EXERCISE INSTRUCTIONS
Below are entries to be transcribed exactly; exclude the pictures from the copy.

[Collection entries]
■ ■ ■ ■

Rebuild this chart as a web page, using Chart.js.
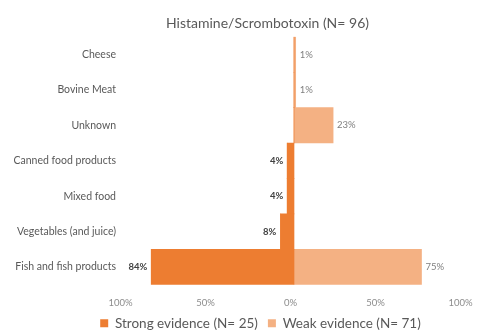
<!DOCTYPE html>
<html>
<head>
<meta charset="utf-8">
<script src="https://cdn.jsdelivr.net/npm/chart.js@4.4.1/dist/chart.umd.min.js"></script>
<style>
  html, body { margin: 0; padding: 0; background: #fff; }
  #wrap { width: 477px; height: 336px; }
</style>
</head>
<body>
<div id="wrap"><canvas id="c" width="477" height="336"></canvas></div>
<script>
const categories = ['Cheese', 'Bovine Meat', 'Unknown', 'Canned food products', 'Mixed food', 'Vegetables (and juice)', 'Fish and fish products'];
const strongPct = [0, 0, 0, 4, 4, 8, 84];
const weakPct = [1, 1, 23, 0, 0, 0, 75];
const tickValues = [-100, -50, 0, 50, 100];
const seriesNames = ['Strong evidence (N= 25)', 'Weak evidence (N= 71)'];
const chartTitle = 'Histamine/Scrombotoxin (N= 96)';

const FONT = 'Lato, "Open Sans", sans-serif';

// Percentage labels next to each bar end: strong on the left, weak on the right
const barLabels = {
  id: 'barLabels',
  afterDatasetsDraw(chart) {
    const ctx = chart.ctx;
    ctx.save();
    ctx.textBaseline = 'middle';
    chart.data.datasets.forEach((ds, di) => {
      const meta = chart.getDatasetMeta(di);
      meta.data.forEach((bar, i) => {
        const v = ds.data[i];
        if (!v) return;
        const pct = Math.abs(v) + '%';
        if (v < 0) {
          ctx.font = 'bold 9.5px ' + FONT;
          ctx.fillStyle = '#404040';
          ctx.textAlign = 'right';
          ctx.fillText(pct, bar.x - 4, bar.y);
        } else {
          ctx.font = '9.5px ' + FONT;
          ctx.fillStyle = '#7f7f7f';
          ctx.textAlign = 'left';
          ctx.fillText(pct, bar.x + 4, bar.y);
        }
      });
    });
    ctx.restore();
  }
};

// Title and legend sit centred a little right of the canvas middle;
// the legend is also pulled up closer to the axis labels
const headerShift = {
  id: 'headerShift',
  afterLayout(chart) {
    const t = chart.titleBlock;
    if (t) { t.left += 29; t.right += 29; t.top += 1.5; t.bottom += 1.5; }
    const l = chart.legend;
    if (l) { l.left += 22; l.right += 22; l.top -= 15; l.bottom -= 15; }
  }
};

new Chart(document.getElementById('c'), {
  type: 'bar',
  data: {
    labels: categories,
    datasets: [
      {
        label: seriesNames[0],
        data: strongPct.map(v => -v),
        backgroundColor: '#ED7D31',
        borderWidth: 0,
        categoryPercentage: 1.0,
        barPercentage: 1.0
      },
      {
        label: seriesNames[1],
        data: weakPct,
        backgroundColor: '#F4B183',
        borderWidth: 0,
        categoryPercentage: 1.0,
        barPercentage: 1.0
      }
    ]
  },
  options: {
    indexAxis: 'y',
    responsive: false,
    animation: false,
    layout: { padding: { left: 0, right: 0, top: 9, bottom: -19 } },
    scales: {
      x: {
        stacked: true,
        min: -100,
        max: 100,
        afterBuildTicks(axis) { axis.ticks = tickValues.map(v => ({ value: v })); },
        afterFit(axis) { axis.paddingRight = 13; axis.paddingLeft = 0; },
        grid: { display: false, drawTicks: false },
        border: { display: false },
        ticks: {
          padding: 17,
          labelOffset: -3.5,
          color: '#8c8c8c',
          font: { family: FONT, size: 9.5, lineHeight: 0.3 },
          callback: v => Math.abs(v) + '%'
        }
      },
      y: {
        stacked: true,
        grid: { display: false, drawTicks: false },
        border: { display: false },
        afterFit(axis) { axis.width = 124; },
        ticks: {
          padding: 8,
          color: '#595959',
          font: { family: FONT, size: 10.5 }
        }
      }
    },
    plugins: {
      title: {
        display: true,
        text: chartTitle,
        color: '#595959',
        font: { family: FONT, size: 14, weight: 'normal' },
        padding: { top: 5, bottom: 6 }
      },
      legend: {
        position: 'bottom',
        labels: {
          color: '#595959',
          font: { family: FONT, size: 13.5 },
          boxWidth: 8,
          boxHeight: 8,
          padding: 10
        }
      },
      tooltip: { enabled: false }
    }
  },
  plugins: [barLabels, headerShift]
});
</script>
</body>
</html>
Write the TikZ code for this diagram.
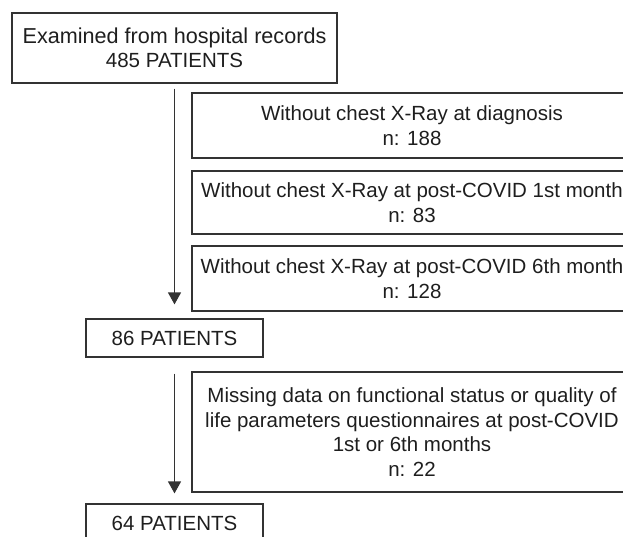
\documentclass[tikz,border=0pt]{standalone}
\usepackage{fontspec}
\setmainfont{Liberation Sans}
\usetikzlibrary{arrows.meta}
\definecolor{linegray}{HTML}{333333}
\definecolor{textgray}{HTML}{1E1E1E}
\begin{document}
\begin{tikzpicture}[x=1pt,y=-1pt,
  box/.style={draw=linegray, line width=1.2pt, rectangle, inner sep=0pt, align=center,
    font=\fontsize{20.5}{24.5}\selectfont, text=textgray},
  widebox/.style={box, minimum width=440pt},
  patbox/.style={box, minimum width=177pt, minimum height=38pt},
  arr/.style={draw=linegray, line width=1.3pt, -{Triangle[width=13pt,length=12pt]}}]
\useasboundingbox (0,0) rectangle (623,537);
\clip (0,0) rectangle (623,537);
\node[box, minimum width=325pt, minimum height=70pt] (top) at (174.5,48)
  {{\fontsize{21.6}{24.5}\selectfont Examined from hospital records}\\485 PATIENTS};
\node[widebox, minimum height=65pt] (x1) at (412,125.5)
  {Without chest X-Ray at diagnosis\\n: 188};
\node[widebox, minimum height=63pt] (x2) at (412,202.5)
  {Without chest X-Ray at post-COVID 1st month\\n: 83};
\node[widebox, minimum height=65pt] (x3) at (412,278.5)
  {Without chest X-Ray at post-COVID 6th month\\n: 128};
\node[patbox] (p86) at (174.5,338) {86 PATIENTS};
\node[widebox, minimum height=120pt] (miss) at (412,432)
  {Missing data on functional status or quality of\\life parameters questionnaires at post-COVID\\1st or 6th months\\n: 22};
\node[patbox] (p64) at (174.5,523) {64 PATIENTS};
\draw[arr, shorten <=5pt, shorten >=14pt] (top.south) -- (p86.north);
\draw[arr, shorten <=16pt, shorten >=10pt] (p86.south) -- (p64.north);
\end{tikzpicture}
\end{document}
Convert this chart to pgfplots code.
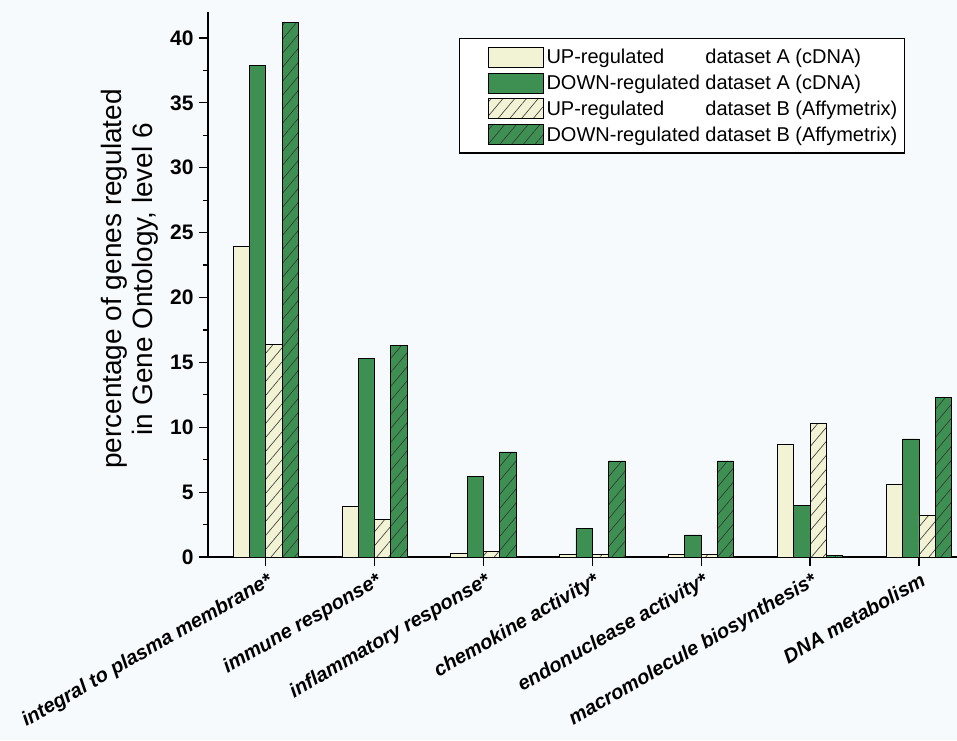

■ ■ ■ ■

EXERCISE RESULT
Rebuild this chart as a web page, using Chart.js.
<!DOCTYPE html>
<html>
<head>
<meta charset="utf-8">
<script src="https://cdn.jsdelivr.net/npm/chart.js@4.4.1/dist/chart.umd.min.js"></script>
<style>
  html, body { margin: 0; padding: 0; background: #fff; }
  #wrap { width: 477px; height: 336px; }
</style>
</head>
<body>
<div id="wrap"><canvas id="c" width="477" height="336"></canvas></div>
<script>
const categories = ['Cheese', 'Bovine Meat', 'Unknown', 'Canned food products', 'Mixed food', 'Vegetables (and juice)', 'Fish and fish products'];
const strongPct = [0, 0, 0, 4, 4, 8, 84];
const weakPct = [1, 1, 23, 0, 0, 0, 75];
const tickValues = [-100, -50, 0, 50, 100];
const seriesNames = ['Strong evidence (N= 25)', 'Weak evidence (N= 71)'];
const chartTitle = 'Histamine/Scrombotoxin (N= 96)';

const FONT = 'Lato, "Open Sans", sans-serif';

// Percentage labels next to each bar end: strong on the left, weak on the right
const barLabels = {
  id: 'barLabels',
  afterDatasetsDraw(chart) {
    const ctx = chart.ctx;
    ctx.save();
    ctx.textBaseline = 'middle';
    chart.data.datasets.forEach((ds, di) => {
      const meta = chart.getDatasetMeta(di);
      meta.data.forEach((bar, i) => {
        const v = ds.data[i];
        if (!v) return;
        const pct = Math.abs(v) + '%';
        if (v < 0) {
          ctx.font = 'bold 9.5px ' + FONT;
          ctx.fillStyle = '#404040';
          ctx.textAlign = 'right';
          ctx.fillText(pct, bar.x - 4, bar.y);
        } else {
          ctx.font = '9.5px ' + FONT;
          ctx.fillStyle = '#7f7f7f';
          ctx.textAlign = 'left';
          ctx.fillText(pct, bar.x + 4, bar.y);
        }
      });
    });
    ctx.restore();
  }
};

// Title and legend sit centred a little right of the canvas middle;
// the legend is also pulled up closer to the axis labels
const headerShift = {
  id: 'headerShift',
  afterLayout(chart) {
    const t = chart.titleBlock;
    if (t) { t.left += 29; t.right += 29; t.top += 1.5; t.bottom += 1.5; }
    const l = chart.legend;
    if (l) { l.left += 22; l.right += 22; l.top -= 15; l.bottom -= 15; }
  }
};

new Chart(document.getElementById('c'), {
  type: 'bar',
  data: {
    labels: categories,
    datasets: [
      {
        label: seriesNames[0],
        data: strongPct.map(v => -v),
        backgroundColor: '#ED7D31',
        borderWidth: 0,
        categoryPercentage: 1.0,
        barPercentage: 1.0
      },
      {
        label: seriesNames[1],
        data: weakPct,
        backgroundColor: '#F4B183',
        borderWidth: 0,
        categoryPercentage: 1.0,
        barPercentage: 1.0
      }
    ]
  },
  options: {
    indexAxis: 'y',
    responsive: false,
    animation: false,
    layout: { padding: { left: 0, right: 0, top: 9, bottom: -19 } },
    scales: {
      x: {
        stacked: true,
        min: -100,
        max: 100,
        afterBuildTicks(axis) { axis.ticks = tickValues.map(v => ({ value: v })); },
        afterFit(axis) { axis.paddingRight = 13; axis.paddingLeft = 0; },
        grid: { display: false, drawTicks: false },
        border: { display: false },
        ticks: {
          padding: 17,
          labelOffset: -3.5,
          color: '#8c8c8c',
          font: { family: FONT, size: 9.5, lineHeight: 0.3 },
          callback: v => Math.abs(v) + '%'
        }
      },
      y: {
        stacked: true,
        grid: { display: false, drawTicks: false },
        border: { display: false },
        afterFit(axis) { axis.width = 124; },
        ticks: {
          padding: 8,
          color: '#595959',
          font: { family: FONT, size: 10.5 }
        }
      }
    },
    plugins: {
      title: {
        display: true,
        text: chartTitle,
        color: '#595959',
        font: { family: FONT, size: 14, weight: 'normal' },
        padding: { top: 5, bottom: 6 }
      },
      legend: {
        position: 'bottom',
        labels: {
          color: '#595959',
          font: { family: FONT, size: 13.5 },
          boxWidth: 8,
          boxHeight: 8,
          padding: 10
        }
      },
      tooltip: { enabled: false }
    }
  },
  plugins: [barLabels, headerShift]
});
</script>
</body>
</html>
Write the TikZ code for this diagram.
\documentclass[tikz,border=0pt]{standalone}
\usepackage{fontspec}
\setmainfont{Liberation Sans}
\usetikzlibrary{arrows.meta}
\definecolor{linegray}{HTML}{333333}
\definecolor{textgray}{HTML}{1E1E1E}
\begin{document}
\begin{tikzpicture}[x=1pt,y=-1pt,
  box/.style={draw=linegray, line width=1.2pt, rectangle, inner sep=0pt, align=center,
    font=\fontsize{20.5}{24.5}\selectfont, text=textgray},
  widebox/.style={box, minimum width=440pt},
  patbox/.style={box, minimum width=177pt, minimum height=38pt},
  arr/.style={draw=linegray, line width=1.3pt, -{Triangle[width=13pt,length=12pt]}}]
\useasboundingbox (0,0) rectangle (623,537);
\clip (0,0) rectangle (623,537);
\node[box, minimum width=325pt, minimum height=70pt] (top) at (174.5,48)
  {{\fontsize{21.6}{24.5}\selectfont Examined from hospital records}\\485 PATIENTS};
\node[widebox, minimum height=65pt] (x1) at (412,125.5)
  {Without chest X-Ray at diagnosis\\n: 188};
\node[widebox, minimum height=63pt] (x2) at (412,202.5)
  {Without chest X-Ray at post-COVID 1st month\\n: 83};
\node[widebox, minimum height=65pt] (x3) at (412,278.5)
  {Without chest X-Ray at post-COVID 6th month\\n: 128};
\node[patbox] (p86) at (174.5,338) {86 PATIENTS};
\node[widebox, minimum height=120pt] (miss) at (412,432)
  {Missing data on functional status or quality of\\life parameters questionnaires at post-COVID\\1st or 6th months\\n: 22};
\node[patbox] (p64) at (174.5,523) {64 PATIENTS};
\draw[arr, shorten <=5pt, shorten >=14pt] (top.south) -- (p86.north);
\draw[arr, shorten <=16pt, shorten >=10pt] (p86.south) -- (p64.north);
\end{tikzpicture}
\end{document}
Convert this chart to pgfplots code.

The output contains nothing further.